Two-phase flow in porous media, always the worldwide research focus, plays a significant role in a range of technological and environmental fields. Especially in the recent years, with the development of environmental geotechnical engineering, the improvement of two-phase flow system is accelerated by the prediction of groundwater contamination and underground engineering practice,which raise more requirement of the flow system. All in all, the research of two-phase flow in porous media has both highly theoretical sense and realistic sense.In the last two decades the lattice Boltzmann method (LBM) has matured as an alternative and efficient numerical scheme for the simulation of fluid flows both in its theory and application.

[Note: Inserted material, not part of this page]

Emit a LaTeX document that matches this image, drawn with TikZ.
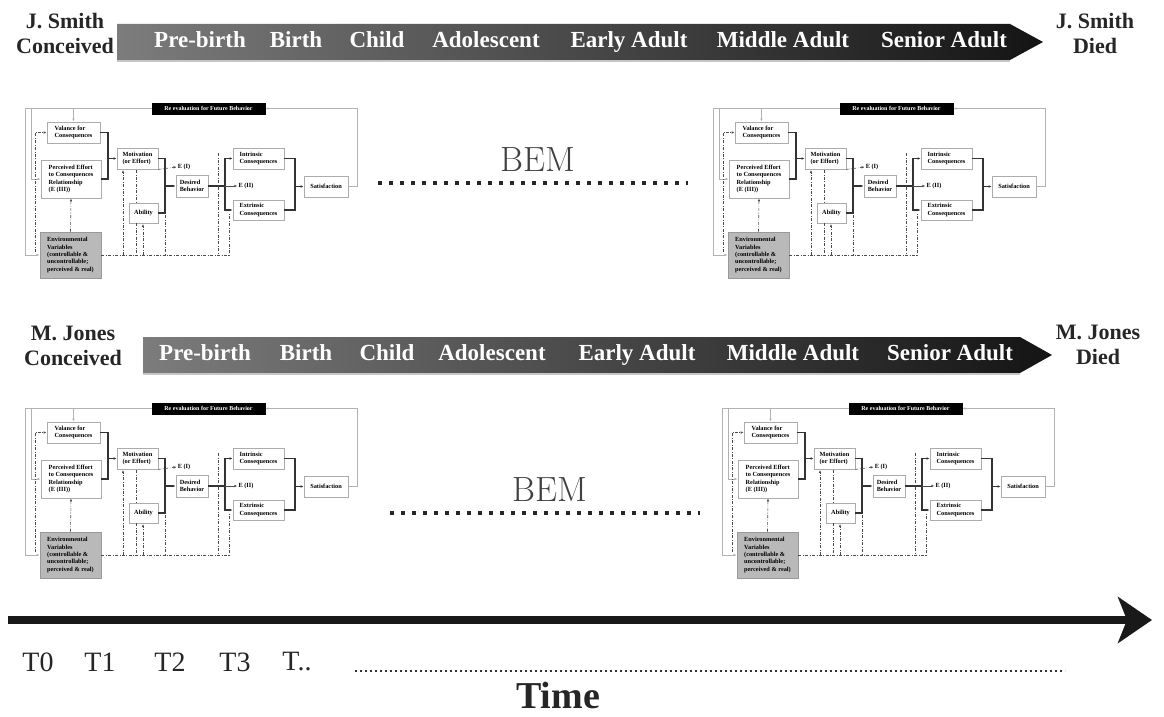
\documentclass[tikz,border=0pt]{standalone}
\usepackage{fontspec}
\newfontfamily\timesfont{Liberation Serif}
\usepackage{tikz}
\usetikzlibrary{arrows.meta,positioning}
\usepackage{xcolor}
\definecolor{bandlight}{HTML}{7C7C7C}
\definecolor{banddark}{HTML}{141414}

\tikzset{
  person/.style={font=\timesfont\bfseries\fontsize{22}{25}\selectfont, align=center, text=black!85},
  stage/.style={font=\timesfont\bfseries\fontsize{23}{25}\selectfont, text=white, text height=16pt, text depth=5pt},
  tick/.style={font=\timesfont\fontsize{28}{30}\selectfont, text=black!85},
  bembox/.style={draw=gray!65, line width=0.8pt, fill=white, inner sep=1.5pt, align=left,
    font=\timesfont\bfseries\fontsize{6.3}{7.3}\selectfont},
  bemlabel/.style={font=\timesfont\bfseries\fontsize{6.3}{7.3}\selectfont, inner sep=1pt},
  thick link/.style={line width=1.5pt, black!80},
  loop link/.style={line width=0.8pt, gray!60},
  env link/.style={line width=0.6pt, black!70, dash pattern=on 3pt off 1.5pt on 0.8pt off 1.5pt},
  small tip/.style={-{Latex[length=3pt,width=2.6pt]}},
  bem/.pic={
    % boxes
    \node[bembox, fill=black, draw=black, text=white, minimum width=113pt, minimum height=11pt, inner sep=0pt,
      font=\timesfont\bfseries\fontsize{6}{7}\selectfont] (-reval) at (208.5,108.5) {Re evaluation for Future Behavior};
    \node[bembox, minimum width=53pt, minimum height=21pt] (-val) at (73.5,132.5) {Valance for\\Consequences};
    \node[bembox, minimum width=60pt, minimum height=38pt] (-pe) at (71,179) {Perceived Effort\\to Consequences\\Relationship\\(E (III))};
    \node[bembox, minimum width=41pt, minimum height=21pt] (-mot) at (137.5,158.5) {Motivation\\(or Effort)};
    \node[bembox, minimum width=29pt, minimum height=20pt] (-abl) at (143.5,213) {Ability};
    \node[bembox, minimum width=32pt, minimum height=22pt] (-des) at (192,186) {Desired\\Behavior};
    \node[bembox, minimum width=51pt, minimum height=21pt] (-intr) at (258.5,158.5) {Intrinsic\\Consequences};
    \node[bembox, minimum width=51pt, minimum height=20pt] (-extr) at (258.5,210) {Extrinsic\\Consequences};
    \node[bembox, minimum width=44pt, minimum height=21pt] (-sat) at (326,186.5) {Satisfaction};
    \node[bembox, fill=gray!55, draw=gray!80, minimum width=61pt, minimum height=46pt] (-env) at (70.5,255) {Environmental\\Variables\\(controllable \&\\uncontrollable;\\perceived \& real)};
    \node[bemlabel] (-e1) at (184,167) {E (I)};
    \node[bemlabel] (-e2) at (246,186) {E (II)};
    % junctions
    \coordinate (-j1) at (108,158.5);
    \coordinate (-j2) at (165,186);
    \coordinate (-j3) at (225,186);
    \coordinate (-j4) at (295,186.5);
    \coordinate (-lt) at (25,108.5);
    \coordinate (-lt2) at (31,108.5);
    \coordinate (-lt3) at (73.5,108.5);
    \coordinate (-ld) at (35,252);
    % thick links
    \draw[thick link] (-val.east) -| (-j1);
    \draw[thick link] (-pe.east) -| (-j1);
    \draw[thick link, small tip] (-j1) -- (-mot.west);
    \draw[thick link] (-mot.east) -| (-j2);
    \draw[thick link] (-abl.east) -| (-j2);
    \draw[thick link, small tip] (-j2) -- (-des.west);
    \draw[thick link] (-des.east) -- (-j3);
    \draw[thick link, small tip] (-j3) |- (-intr.west);
    \draw[thick link, small tip] (-j3) |- (-extr.west);
    \draw[thick link] (-intr.east) -| (-j4);
    \draw[thick link] (-extr.east) -| (-j4);
    \draw[thick link, small tip] (-j4) -- (-sat.west);
    \draw[env link, small tip] (-mot.south east) -- (-e1.west);
    \draw[line width=0.6pt, black!70, small tip] (-j3) -- (-e2.west);
    % feedback loop
    \draw[loop link, small tip] (-sat.east) -- ++(9,0) |- (-reval.east);
    \draw[loop link, small tip] (-reval.west) -- (-lt) |- (-env.west);
    \draw[loop link, small tip] (-lt2) |- (-pe.west);
    \draw[loop link, small tip] (-lt3) -- (-val.north);
    % environment
    \draw[env link] (-env.east) -- (229,255) -- (229,214);
    \draw[env link, small tip] (-ld) |- (-val.west);
    \draw[env link, small tip] (-env.north) -- (-pe.south);
    \foreach \fx/\fy in {123/170, 143/224}
      \draw[env link, small tip] (\fx,255) -- (\fx,\fy);
    \foreach \fx/\fa/\fb in {136/170/203, 136/223/255, 165/215/255, 218/153/255}
      \draw[env link] (\fx,\fa) -- (\fx,\fb);
  }
}

\begin{document}
\begin{tikzpicture}[x=1pt, y=-1pt]
  \useasboundingbox (0,0) rectangle (1164,717);

  % J. Smith life band
  \shade[left color=bandlight, right color=banddark] (117,24) -- (1010,24) -- (1043,42) -- (1010,60) -- (117,60) -- cycle;
  \draw[gray!45, line width=1.2pt] (117,61) -- (1010,61);
  \foreach \x/\w [count=\i] in {200/Pre-birth, 296/Birth, 377/Child, 486/Adolescent, 629/Early Adult, 783/Middle Adult, 944/Senior Adult}
    \node[stage] (smith\i) at (\x,42) {\w};
  \node[person] (smithborn) at (65,33) {J. Smith\\Conceived};
  \node[person] (smithdied) at (1095,33) {J. Smith\\Died};

  \pic (smithA) at (0,0) {bem};
  \pic (smithB) at (688,0) {bem};
  \node[font=\fontsize{35}{37}\selectfont, text=black!75] (bemtop) at (538,160) {BEM};
  \draw[line width=4pt, dash pattern=on 4pt off 7pt, black!85] (378,183) -- (688,183);

  % M. Jones life band
  \shade[left color=bandlight, right color=banddark] (143,337) -- (1020,337) -- (1052,355) -- (1020,373) -- (143,373) -- cycle;
  \draw[gray!45, line width=1.2pt] (143,374) -- (1020,374);
  \foreach \x/\w [count=\i] in {205/Pre-birth, 306/Birth, 387/Child, 492/Adolescent, 637/Early Adult, 793/Middle Adult, 950/Senior Adult}
    \node[stage] (jones\i) at (\x,355) {\w};
  \node[person] (jonesborn) at (73,346) {M. Jones\\Conceived};
  \node[person] (jonesdied) at (1098,345) {M. Jones\\Died};

  \pic (jonesA) at (0,300) {bem};
  \pic (jonesB) at (697,300) {bem};
  \node[font=\fontsize{35}{37}\selectfont, text=black!75] (bembot) at (550,490) {BEM};
  \draw[line width=4pt, dash pattern=on 4pt off 7pt, black!85] (390,513) -- (700,513);

  % time axis
  \coordinate (tstart) at (8,620);
  \coordinate (tend) at (1152,620);
  \draw[line width=8pt, black!90, -{Stealth[length=34pt,width=46pt,inset=9pt]}] (tstart) -- (tend);
  \foreach \x/\t [count=\i] in {38/T0, 100/T1, 170/T2, 235/T3, 297/T..}
    \node[tick] (tick\i) at (\x,662) {\t};
  \draw[line width=1.6pt, dash pattern=on 1.6pt off 3.4pt, black!80] (355,671) -- (1065,671);
  \node[font=\timesfont\bfseries\fontsize{38}{42}\selectfont, text=black!85] (timelabel) at (558,695) {Time};
\end{tikzpicture}
\end{document}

The lattice Boltzmann model is based on the statistical physics and describes the microscopic behavior of particles in a very simplified manner, but on the macroscopic level it gives correct average values for velocity, density, pressure and for other characteristics of flows. Thus it has the advantage of both microscopic and macroscopic models, and it is used to solve the problem that is hard to answer by traditional simulation models.However, the increasing scale of the problem and number of lattice is challenging the calculation ability. Therefore, it is urgent to solve the problem with more powerful computer systems and techniques. Parallel computers and parallel algorithm emerged to provide us with a high-speed calculation. For now, lattice Boltzmann method parallelism and scalability advantages have been fully reflected.We discuss the parallel implementation using LBM method under RedHat Linux environment. Based on Fortran and MPI, we workout the normal LBM parallel process, which is verified by simulating two-dimension Poseuille flow and comparing the results of numerical experiments to the theorical results. By introducing physical forces between the molecules, the parallel algorithm of two-phase flow is designed. And the implementation through several idealized numerical experiments, the results of which have been shown by laboratory measurements or are known from theory, shows the validity of that parallel process for physical two-phase flow in porous media. Application of the method to fluid intrusion in porous is discussed and shows the effect of wettability on the fluid flow. The capability of reproducing critical flooding phenomena under strong wettability conditions is also proved.